In the work-a-day world most people are content to just collect their pay and take care of the business at hand without giving too much thought to how the system that we are all dependent on actually works. The only time people seem to sit up and take notice is when they are directly affected---when the system doesn’t work so well. For instance, almost immediately after Nixon scrapped the gold exchange system set up by the Bretton Woods agreement after WWII, there was the so-called oil crisis. People were shocked to their senses. Gold shot up to over $800/oz. For years a gallon of gas cost about a quarter. Then in a very short period the price of a gallon of gasoline shot up over a buck. The once vibrant steel belt turned into the rust belt. The economic system shuddered under the shock. During that period inflation was eating up the buying power of the dollar and interest rates were over 20%. The underlying physical economy began a slow-motion deterioration during that period that has continued to the present. The term “rust-belt” was coined during that time to describe the northern cities that had once been the industrial engine that was driving the world’s economy. It has never fully recovered. The great science-driver projects, so-called, like the space program, have seen drastic cutbacks. The PC by the way, is a direct result of the space program, as scientists needed a compact computer, as opposed to a gigantic mainframe, to run spacecraft. The Super-Collider program, which was scrapped a few years back, no doubt would have spun off a whole new generation of technology. That’s how technology is translated into the actual physical economy so as to serve as a benefit to people. So, the programs and policies that made the nation what it is have been subtly destroyed. Instead, in the place of progress has come speculation and money schemes, which have fraudulently been hailed as the so-called “new economy.”
During the 80s and especially during the 90s globalism took over. Third world nations became swamped in debt and have become part of a global plantation designed to exploit their resources and cheap labor. Most ominously is that America, the world’s great economic engine for years, is now the world’s greatest debtor nation. The nation has been living off the fat of previous decades. But, that cannot continue indefinitely.
But, to keep the game going a little while longer, new and ever more inventive schemes have to be devised. During the 90s currency trading and derivatives became the primary source of income for financial institutions. Money became the most heavily bought and sold commodity by far. Dollars buying Yen; Yen buying Pounds, Pounds buying Lira; and back again to dollars. Trillions of dollars everyday; like the temple moneychangers, only on a vast global scale facilitated by instantaneous computer programs. Because of the rotted industrial base of the United States, the nation can no longer afford to produce its own needs. Instead the U.S. has become totally dependent upon cheap imports from plantation nations. Wal-Mart for example, typifies how the system has subtly changed, for the worse, whereas it is now the largest employer and retailer in the nation; paying low wages and importing cheap goods that in some cases were produced by slave labor. But, for many Americans, that’s the only way they can afford to buy the things they need.

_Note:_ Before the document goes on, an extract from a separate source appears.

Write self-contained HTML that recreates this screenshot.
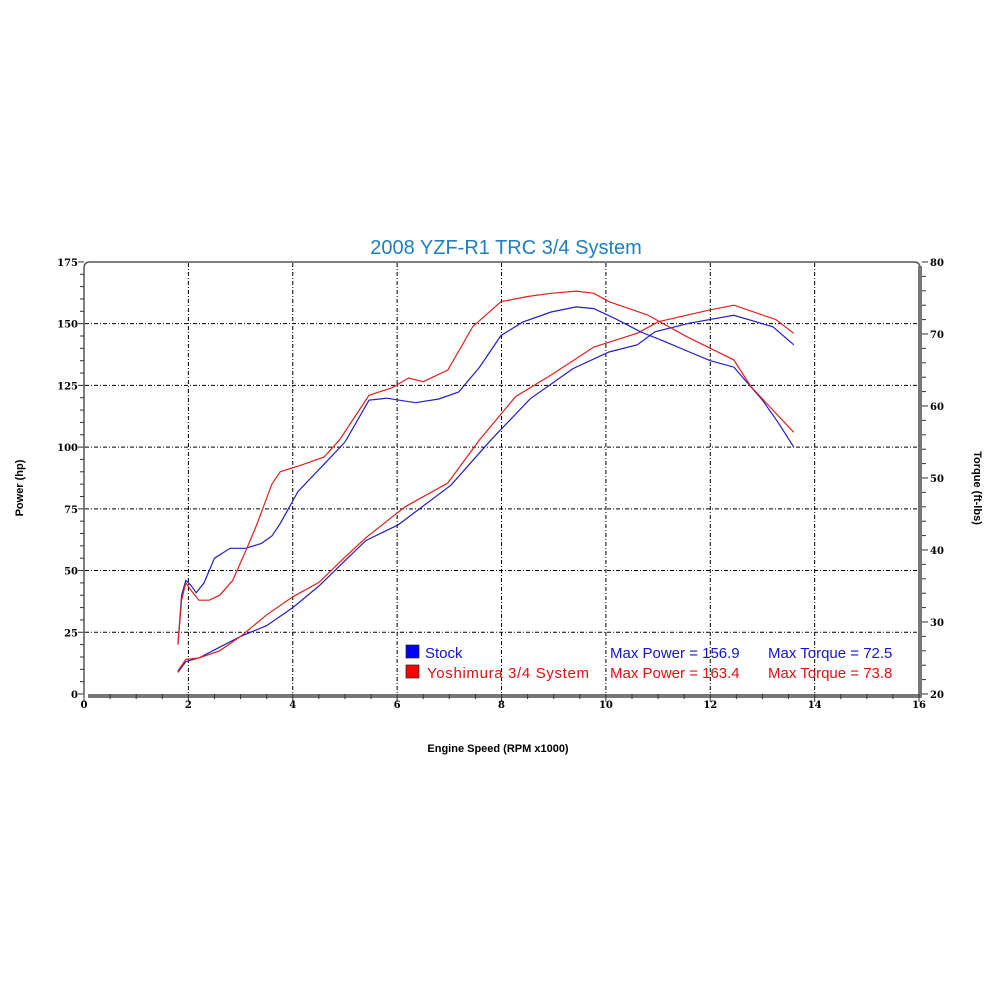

Enron is a classic example of the hollow and predatory nature of the so-called new economy, which some imagine to be a new and improved way to MAKE MONEY! Instead of actually producing gas and energy products, Enron got into buying and selling futures sales of non-existent gas and electricity. They found that it was much more profitable to sell virtual energy than it was to actually go out and transform nature into something useful. Of course when the gig was up their pyramid of virtual dollars came unwound and vaporized. Most people assume that Enron was an anomaly. It wasn’t. Many companies are dealing in vapor. The largest so-called industrial company, General Electric, acquires half of all its revenue through playing the very money games that burned Enron. Enron’s meteoric demise is a portent of things to come for the whole ponzi-based speculative system.
The bottom line is that the system that we depend on for sustenance and life is nothing but an intricate house of cards. The laws of economics cannot be violated indefinitely with impunity. Neither can Jehovah’s moral laws. A system predicated upon usury, exploitation, and deception is immoral. Soon it will be weighed in the balances and found wanting. The Anglo-American dyad is definitely in its dying days.